_Aim of the exercise_. Determine how many lines of the entries contain "image". Reply with that number alone.

(Extracted data entries)
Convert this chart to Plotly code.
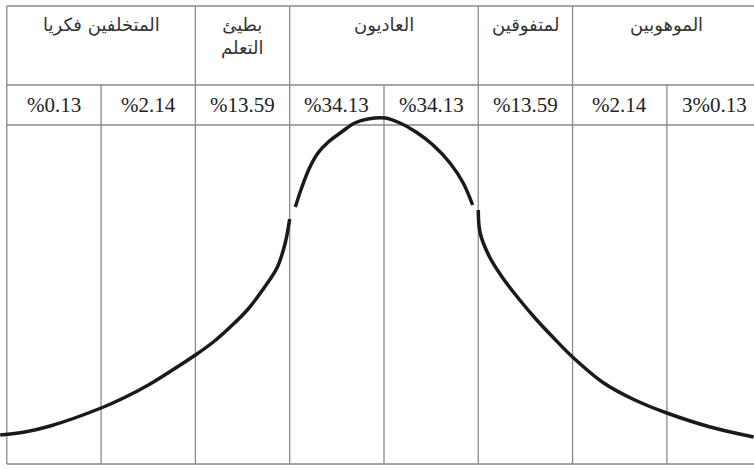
import plotly.graph_objects as go

# bandes en écarts-types (une colonne = 1 sigma)
band_edges = [-4, -3, -2, -1, 0, 1, 2, 3, 4]
band_labels = ["%0.13", "%2.14", "%13.59", "%34.13", "%34.13", "%13.59", "%2.14", "3%0.13"]

# groupes de l'en-tête
group_labels = ["المتخلفين فكريا", "بطيئ<br>التعلم", "العاديون", "لمتفوقين", "الموهوبين"]
group_spans = [(-4, -2), (-2, -1), (-1, 1), (1, 2), (2, 4)]

# courbe : trois morceaux (sigma, hauteur)
left_x = [-4.07, -3.81, -3.54, -3.0, -2.74, -2.48, -2.16, -2.0, -1.81, -1.63, -1.45, -1.28, -1.13, -1.05, -1.0]
left_h = [29, 32, 38, 56, 67, 80, 99, 109, 122, 137, 154, 175, 197, 220, 245]
arc_x = [-0.94, -0.87, -0.79, -0.70, -0.59, -0.45, -0.31, -0.17, 0.01, 0.17, 0.34, 0.52, 0.70, 0.84, 0.94]
arc_h = [257, 277, 296, 311, 322, 332, 341, 345, 346, 341, 332, 319, 301, 281, 259]
right_x = [1.0, 1.02, 1.12, 1.26, 1.44, 1.62, 1.79, 2.0, 2.33, 2.66, 3.0, 3.46, 3.92]
right_h = [254, 231, 207, 186, 164, 144, 127, 107, 81, 64, 51, 37, 27]

# niveaux des lignes du tableau
table_top = 458
header_bottom = 379
body_top = 339
table_bottom = 0

GRID = "#8a8a8a"
INK = "#1a1a1a"

fig = go.Figure()

for xs, hs in [(left_x, left_h), (arc_x, arc_h), (right_x, right_h)]:
    fig.add_trace(go.Scatter(
        x=xs, y=hs, mode="lines", showlegend=False, hoverinfo="skip",
        line=dict(color=INK, width=3.5, shape="spline", smoothing=1.0)
    ))

# lignes horizontales
for yv in [table_top, header_bottom, body_top, table_bottom]:
    fig.add_shape(type="line", x0=band_edges[0], x1=band_edges[-1], y0=yv, y1=yv,
                  line=dict(color=GRID, width=1.5), layer="below")

# verticales : toutes dans la zone pourcentages + corps
for xv in band_edges:
    fig.add_shape(type="line", x0=xv, x1=xv, y0=table_bottom, y1=header_bottom,
                  line=dict(color=GRID, width=1.3), layer="below")

# verticales de l'en-tête
header_edges = sorted({e for span in group_spans for e in span})
for xv in header_edges:
    fig.add_shape(type="line", x0=xv, x1=xv, y0=header_bottom, y1=table_top,
                  line=dict(color=GRID, width=1.3), layer="below")

for i, lab in enumerate(band_labels):
    fig.add_annotation(x=(band_edges[i] + band_edges[i + 1]) / 2, y=(header_bottom + body_top) / 2,
                       text=lab, showarrow=False,
                       font=dict(family="Liberation Serif", size=21, color="#222"))

for lab, (a, b) in zip(group_labels, group_spans):
    fig.add_annotation(x=(a + b) / 2, y=table_top - 6, yanchor="top",
                       text=lab, showarrow=False,
                       font=dict(family="DejaVu Sans", size=18, color="#333"))

fig.update_layout(
    width=754, height=469,
    margin=dict(l=0, r=0, t=0, b=0),
    paper_bgcolor="white", plot_bgcolor="white",
    xaxis=dict(range=[-4.072, 3.924], visible=False, fixedrange=True),
    yaxis=dict(range=[-5, 464], visible=False, fixedrange=True),
)

fig.write_html("out.html", config={"displayModeBar": False},
               post_script="document.body.style.margin='0';")
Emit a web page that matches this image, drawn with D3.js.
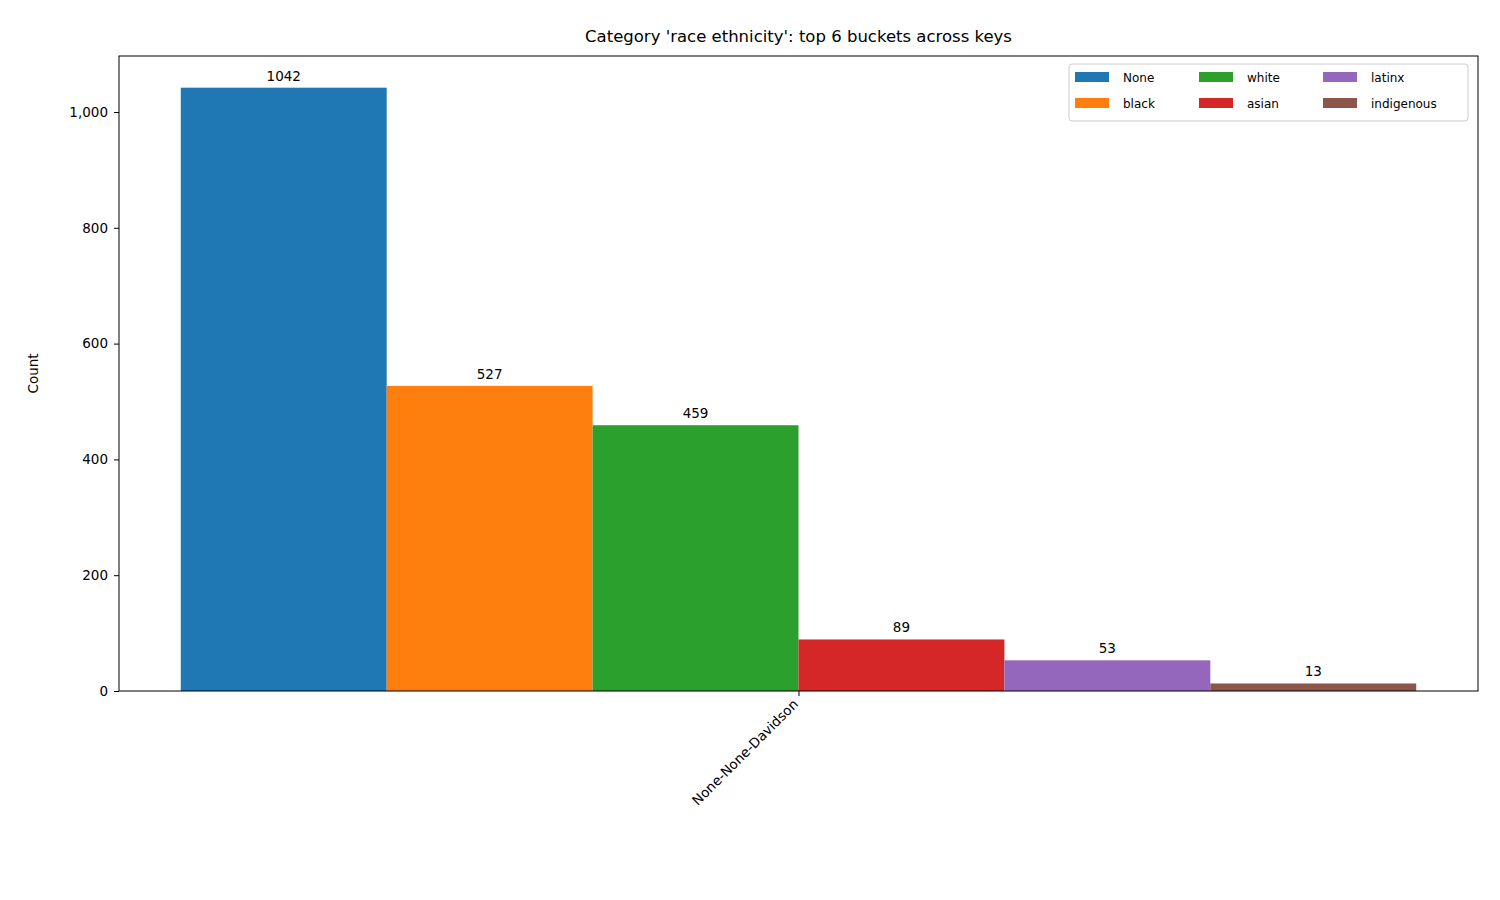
<!DOCTYPE html>
<html><head><meta charset="utf-8">
<script src="https://cdn.jsdelivr.net/npm/d3@7"></script>
<style>body{margin:0;background:#fff}text{font-family:"DejaVu Sans",sans-serif}</style>
</head><body>
<svg id="c" width="1500" height="900"></svg>
<script>
// Daten
const buckets = ["None", "black", "white", "asian", "latinx", "indigenous"];
const counts = [1042, 527, 459, 89, 53, 13];
const colors = ["#1f77b4", "#ff7f0e", "#2ca02c", "#d62728", "#9467bd", "#8c564b"];
const keyLabel = "None-None-Davidson";
const yTicks = [0, 200, 400, 600, 800, 1000];

const margin = { top: 56, right: 22, bottom: 209, left: 119 };
const width = 1500, height = 900;
const svg = d3.select("#c");

const barW = 0.8 / buckets.length;
const x = d3.scaleLinear().domain([-0.44, 0.44]).range([margin.left, width - margin.right]);
const y = d3.scaleLinear().domain([0, 1042 * 1.0525]).range([height - margin.bottom, margin.top]);

// Balken
buckets.forEach((b, i) => {
    const x0 = (i - buckets.length / 2) * barW;
    svg.append("rect")
        .attr("x", x(x0)).attr("width", x(x0 + barW) - x(x0))
        .attr("y", y(counts[i])).attr("height", y(0) - y(counts[i]))
        .attr("fill", colors[i]);
    svg.append("text")
        .attr("x", x(x0 + barW / 2)).attr("y", y(counts[i]) - 7)
        .attr("text-anchor", "middle").attr("font-size", 13.5)
        .text(counts[i]);
});

// Achsen
const yAxis = svg.append("g").attr("transform", `translate(${margin.left},0)`)
    .call(d3.axisLeft(y).tickValues(yTicks).tickSize(5).tickPadding(6));
yAxis.selectAll("text").attr("font-size", 13.5).attr("font-family", "DejaVu Sans");
yAxis.select(".domain").remove();

const xAxis = svg.append("g").attr("transform", `translate(0,${height - margin.bottom})`)
    .call(d3.axisBottom(x).tickValues([0]).tickFormat(() => keyLabel).tickSize(5));
xAxis.select(".domain").remove();
xAxis.selectAll("text").attr("font-size", 13.5).attr("font-family", "DejaVu Sans")
    .attr("text-anchor", "end").attr("dy", null)
    .attr("transform", "translate(0,14) rotate(-45)").attr("y", 0).attr("x", 0);

svg.append("rect").attr("x", margin.left).attr("y", margin.top)
    .attr("width", width - margin.left - margin.right)
    .attr("height", height - margin.top - margin.bottom)
    .attr("fill", "none").attr("stroke", "#000");

svg.append("text").attr("x", (margin.left + width - margin.right) / 2).attr("y", 42)
    .attr("text-anchor", "middle").attr("font-size", 16.5)
    .text("Category 'race ethnicity': top 6 buckets across keys");
svg.append("text").attr("transform", `translate(38,${(margin.top + height - margin.bottom) / 2}) rotate(-90)`)
    .attr("text-anchor", "middle").attr("font-size", 13.5).text("Count");

// Legende
const lg = svg.append("g").attr("transform", "translate(1069,64)");
lg.append("rect").attr("width", 399).attr("height", 57).attr("rx", 3)
    .attr("fill", "#fff").attr("stroke", "#ccc");
buckets.forEach((b, i) => {
    const col = Math.floor(i / 2), row = i % 2;
    const g = lg.append("g").attr("transform", `translate(${6 + col * 124},${8 + row * 26})`);
    g.append("rect").attr("width", 34).attr("height", 10).attr("fill", colors[i]);
    g.append("text").attr("x", 48).attr("y", 10).attr("font-size", 12).text(b);
});
</script>
</body></html>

_Reply to the exercise_. 1